I’ve only been to a Moriond conference once, but it was quite an experience. The conference is held at a ski resort to encourage cameraderie and scientific exchanges outside the conference room, and that leads to an action-packed week. Each morning of the week opens with about three hours of scientific presentations. The mid-morning finish allows for an almost-full day of skiing for those who chose to go (and as you might imagine, many do). This is a great opportunity to spend leisure time with colleagues, meet new people and discuss what had been learned that morning. After the lifts have closed, everyone returns to the hotel for another three hours of presentations. This is followed by a group dinner to continue the conversation. Everyone who has the chance to go realizes that they are very lucky to be there, but at the same time it is a rather exhausting experience! Or, as Henry Frisch, my undergraduate mentor and a regular Moriond attendee, once told me, “There are three things going on at Moriond — the physics, the skiing, and the food — and you can only do two out of the three.” (I skipped lunch on most days.)
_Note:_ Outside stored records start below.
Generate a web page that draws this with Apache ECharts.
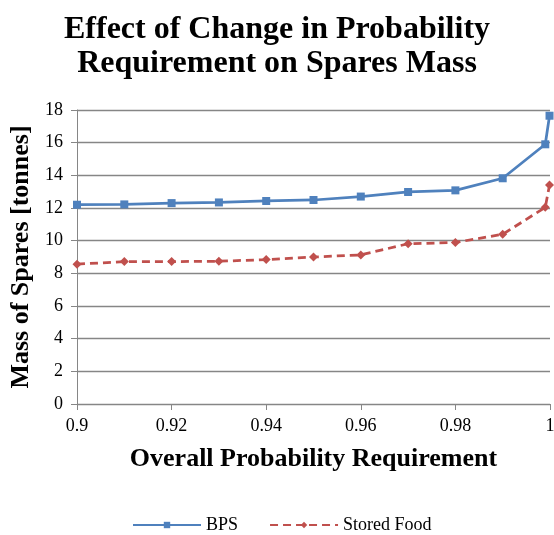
<!DOCTYPE html>
<html>
<head>
<meta charset="utf-8">
<script src="https://cdn.jsdelivr.net/npm/echarts@6/dist/echarts.min.js"></script>
<style>
html,body{margin:0;padding:0;background:#fff;}
#c{width:554px;height:535px;}
</style>
</head>
<body>
<div id="c"></div>
<script>
var probabilities = [0.9, 0.91, 0.92, 0.93, 0.94, 0.95, 0.96, 0.97, 0.98, 0.99, 0.999, 0.9999];
var bpsMass = [12.2, 12.22, 12.3, 12.34, 12.43, 12.49, 12.7, 12.98, 13.08, 13.82, 15.9, 17.65];
var storedFoodMass = [8.56, 8.72, 8.72, 8.74, 8.84, 9.0, 9.13, 9.81, 9.89, 10.39, 12.04, 13.41];
var seriesNames = ['BPS', 'Stored Food'];

function pairs(xs, ys) { return xs.map(function (x, i) { return [x, ys[i]]; }); }

var font = '"Liberation Serif", "Times New Roman", serif';
var chart = echarts.init(document.getElementById('c'));
chart.setOption({
  animation: false,
  backgroundColor: '#fff',
  title: {
    text: 'Effect of Change in Probability\nRequirement on Spares Mass',
    left: 'center',
    top: 8,
    textStyle: { fontFamily: font, fontWeight: 'bold', fontSize: 32, lineHeight: 34, color: '#000' }
  },
  legend: {
    top: 511,
    left: 127,
    itemWidth: 68,
    itemHeight: 8,
    itemGap: 31,
    textStyle: { fontFamily: font, fontSize: 18, color: '#000' },
    data: seriesNames
  },
  grid: { left: 77, right: 4, top: 110, bottom: 131, outerBoundsMode: 'none' },
  xAxis: {
    type: 'value',
    min: 0.9, max: 1, interval: 0.02,
    name: 'Overall Probability Requirement',
    nameLocation: 'middle',
    nameGap: 42,
    nameTextStyle: { fontFamily: font, fontWeight: 'bold', fontSize: 26, color: '#000' },
    axisLine: { show: true, lineStyle: { color: '#868686', width: 1 } },
    axisTick: { show: true, length: 6, lineStyle: { color: '#868686' } },
    axisLabel: {
      fontFamily: font, fontSize: 18, color: '#000', margin: 13,
      formatter: function (v) { return String(parseFloat(v.toFixed(2))); }
    },
    splitLine: { show: false }
  },
  yAxis: {
    type: 'value',
    min: 0, max: 18, interval: 2,
    name: 'Mass of Spares [tonnes]',
    nameLocation: 'middle',
    nameGap: 39,
    nameTextStyle: { fontFamily: font, fontWeight: 'bold', fontSize: 26, color: '#000' },
    axisLine: { show: true, lineStyle: { color: '#868686', width: 1 } },
    axisTick: { show: true, length: 6, lineStyle: { color: '#868686' } },
    axisLabel: { fontFamily: font, fontSize: 18, color: '#000', margin: 14 },
    splitLine: { show: true, lineStyle: { color: '#868686', width: 1.3 } }
  },
  series: [
    {
      name: seriesNames[0],
      type: 'line',
      data: pairs(probabilities, bpsMass),
      symbol: 'rect',
      symbolSize: 8,
      itemStyle: { color: '#4F81BD' },
      lineStyle: { color: '#4F81BD', width: 2.75 }
    },
    {
      name: seriesNames[1],
      type: 'line',
      data: pairs(probabilities, storedFoodMass),
      symbol: 'diamond',
      symbolSize: 9,
      itemStyle: { color: '#C0504D' },
      lineStyle: { color: '#C0504D', width: 2.75, type: [8, 5] }
    }
  ]
});
</script>
</body>
</html>
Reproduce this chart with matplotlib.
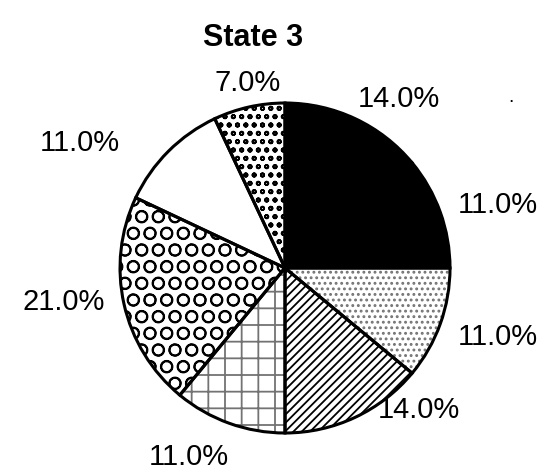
import matplotlib
matplotlib.use('Agg')
import matplotlib.pyplot as plt
from matplotlib.transforms import offset_copy

# slice data, clockwise from 12 o'clock
shares = [14.0, 11.0, 11.0, 14.0, 11.0, 21.0, 11.0, 7.0]
labels = ['%.1f%%' % s for s in shares]
fills = ['black', 'black', 'white', 'white', 'white', 'white', 'white', 'white']
hatches = [None, None, '...', '////', '+', 'O', None, 'oo']
hatch_cols = ['black', 'black', '0.45', 'black', '0.45', 'black', 'black', 'black']

# small hand nudges for the labels (pixels, right / up)
label_nudge = [(-5, 5), (2, 2), (2, -8), (15, 22), (5, -18), (-3, 6), (-37, -3), (35, 8)]

plt.rcParams['font.family'] = ['Liberation Sans', 'DejaVu Sans']
plt.rcParams['hatch.linewidth'] = 1.3

fig = plt.figure(figsize=(5.46, 4.71), dpi=100)
ax = fig.add_axes([0.2198, 0.0807, 0.6044, 0.7006])

# filled / hatched wedges
wedges, texts = ax.pie(shares, labels=labels, startangle=90, counterclock=False,
                       labeldistance=1.1, textprops={'fontsize': 21})
for w, fc, h, hc in zip(wedges, fills, hatches, hatch_cols):
    w.set_facecolor(fc)
    w.set_edgecolor(hc)
    w.set_linewidth(0)
    if h:
        w.set_hatch(h)

for t, (dx, dy) in zip(texts, label_nudge):
    t.set_transform(offset_copy(t.get_transform(), fig=fig, x=dx, y=dy, units='dots'))

# black outlines on top
outline, _ = ax.pie(shares, startangle=90, counterclock=False,
                    wedgeprops={'facecolor': 'none', 'edgecolor': 'black', 'linewidth': 2.2})

ax.set_xlim(-1, 1)
ax.set_ylim(-1, 1)
ax.set_aspect('equal')
ax.axis('off')

fig.text(253 / 546, 1 - 38 / 471, 'State 3', ha='center', va='center',
         fontsize=22, fontweight='bold')
fig.text(511 / 546, 1 - 98 / 471, '.', ha='center', va='center', fontsize=14)

fig.savefig('out.png', dpi=100)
As friends were getting ready to head south from CERN through the Mont Blanc tunnel to Italy (and as I was getting ready for my first visit to the United States in more than seven months, for the annual external review of the US LHC operations programs), I realized that it has in fact been ten years since the Moriond conference I went to. Thankfully, the conference organizers have maintained the conference website from 2004, allowing me to relive my presentation from that time. It is a relief to observe that our understanding of particle physics has advanced quite a bit since then! At that Moriond, the Tevatron was just starting to kick into gear for its “Run 2,” and during the previous year we had re-established the signal for the top quark that had first been observed in the mid-1990s. We were just starting to explore the properties of the top quark, but we were hampered by the size of the data sample at that point. It is amusing to look back and see that we were trying to measure the mass of the top quark with a mere six dilepton decay events! Over the coming years, the Tevatron would produce hundreds more such events, and the CDF and D0 experiments would complete the first thorough explorations of the top quark, demonstrating that its properties are totally in line with the predictions of the standard model. And since then, the LHC has done the Tevatron one better, thanks to both an increase in the top-quark production rate at the higher LHC energy and the larger LHC collision rate. The CMS top-quark sample now boasts about 70,000 dilepton candidate events, and the CMS measurement of the top-quark mass is now the best in the world.
Top-quark physics is one of the topics I’m most familiar with, so it is easy for me to mark progress there, but of course it has been a remarkable decade of advances for particle physics, with the discovery of the Higgs boson, a more thorough understanding of neutrino masses and mixing, and constraints on the properties of dark matter. Next year, the LHC will resume operations in its own “Run 2″, with an even higher collision energy and higher collision rates than we had in 2012. It is a change almost as great as that we experienced in moving from the Tevatron to the first run of the LHC. I cannot wait to see how the LHC will be advancing our knowledge of particle physics, possibly through the discovery of new particles that will help explain the puzzles presented by the Higgs boson. You can be sure that there will be a lot of excited chatter on the chair lifts around the dinner table at the 2016 Moriond conferences!